9 O documento oferece um quadro abrangente das linhas fundamentais do «corpus» doutrinal do ensinamento social católico. Tal quadro consente afrontar adequadamente as questões sociais do nosso tempo, que é mister enfrentar com uma adequada visão de conjunto, porque se caracterizam como questões cada vez mais interconexas, que se condicionam reciprocamente e que sempre mais dizem respeito a toda a família humana. A exposição dos princípios da doutrina social da Igreja entende sugerir um método orgânico na busca de soluções aos problemas, de sorte que o discernimento, o juízo e as opções sejam mais consentâneas com a realidade e a solidariedade e a esperança possam incidir com eficácia também nas complexas situações hodiernas. Os princípios, efetivamente, se evocam e iluminam uns aos outros, na medida em que exprimem a antropologia cristã[Centesimus annus, 55], fruto da Revelação do amor que Deus tem para com a pessoa humana. Tenha-se, entretanto, na devida consideração que o transcurso do tempo e a mudança dos contextos sociais requererão constantes e atualizadas reflexões sobre os vários argumentos aqui expostos, para interpretar os novos sinais dos tempos.
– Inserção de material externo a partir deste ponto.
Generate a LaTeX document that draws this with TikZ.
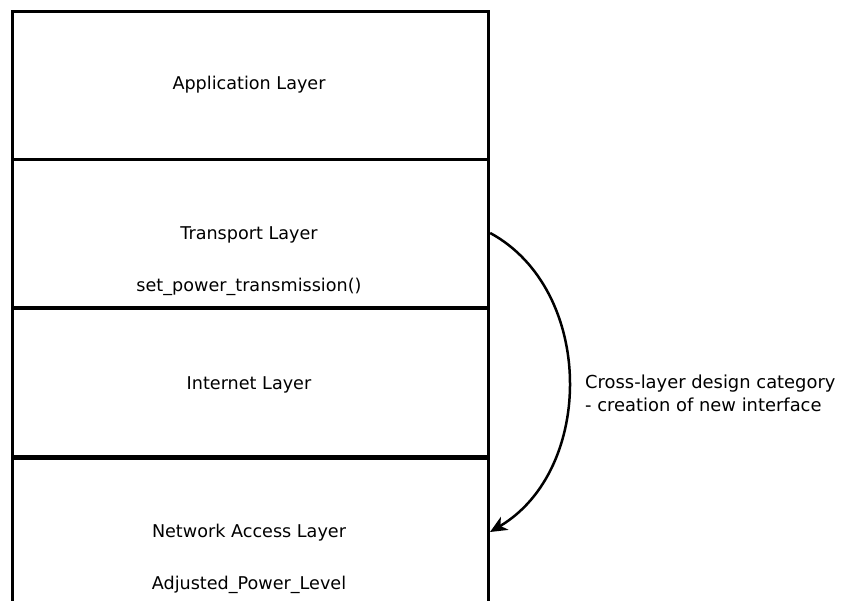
\documentclass[tikz,border=0pt]{standalone}
\usepackage{fontspec}
\setmainfont{DejaVu Sans}
\usetikzlibrary{arrows.meta}
\begin{document}
\begin{tikzpicture}[x=1pt,y=-1pt,
  layerbox/.style={draw=black,line width=3.2pt,minimum width=476pt,minimum height=148pt,inner sep=0pt,anchor=north west},
  lbl/.style={font=\fontsize{17.6pt}{20pt}\selectfont,inner sep=0pt,anchor=base},
  conn/.style={line width=2.5pt,-{Stealth[length=17pt,width=15pt,inset=5pt]}}]
\useasboundingbox (0,0) rectangle (842,600);
\clip (0,0) rectangle (842,600);
\fill[white] (0,0) rectangle (842,600);
\node[layerbox] (app) at (11,10) {};
\node[layerbox] (trans) at (11,158) {};
\node[layerbox] (inet) at (11,307) {};
\node[layerbox] (net) at (11,457) {};
\node[lbl] (tapp) at (249,89) {Application Layer};
\node[lbl] (ttrans) at (249,239) {Transport Layer};
\node[lbl] (tset) at (249,291) {set\_power\_transmission()};
\node[lbl] (tinet) at (249,389) {Internet Layer};
\node[lbl] (tnet) at (249,537) {Network Access Layer};
\node[lbl] (tadj) at (249,589) {Adjusted\_Power\_Level};
\coordinate (s) at (trans.east |- 0,233);
\coordinate (e) at (490,532);
\draw[conn] (s) .. controls (595,290) and (595,470) .. (e);
\node[font=\fontsize{17.9pt}{23pt}\selectfont,align=left,anchor=west,inner sep=0pt] (cat) at (585,393) {Cross-layer design category\\- creation of new interface};
\end{tikzpicture}
\end{document}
Como se vê, a Igreja não pretende, com o compêndio de sua doutrina social, ditar que o cristão deve votar ou apoiar tal ou qual partido, ou mesmo tal ou qual tese sobre as questões seculares. Ela apresenta, isto sim, subsídios de forma organizada para tratar “questões cada vez mais interconexas, que se condicionam reciprocamente e que sempre mais dizem respeito à família humana”, isto é, à sociedade. Assim, muitas vezes restará espaço para dissenção entre os cristãos, e isso até mesmo porque cada um recebe do Espírito Santo aquilo que lhe convém (1Cor 12,4-27). Por vezes, a ênfase de um em uma questão e a de outro, em outra, são devidas a diferentes maneiras de abordar o mesmo Evangelho. Isso não deve dar margem ao relativismo, a achar que qualquer coisa vale em nome do “carisma”. Ao contrário, visões diferentes devem nos ajudar a discernir quem e quais propostas melhor se aproximam do candidato “ideal”. Somos homens e mulheres. Não conhecemos o futuro, nem as intenções por trás das palavras. Não podemos, por nós mesmos, fazer a escolha ideal. Mas, temos que fazer o possível para, à luz do Evangelho, buscar a realização do Reino de Deus. E rezar, rezar e rezar.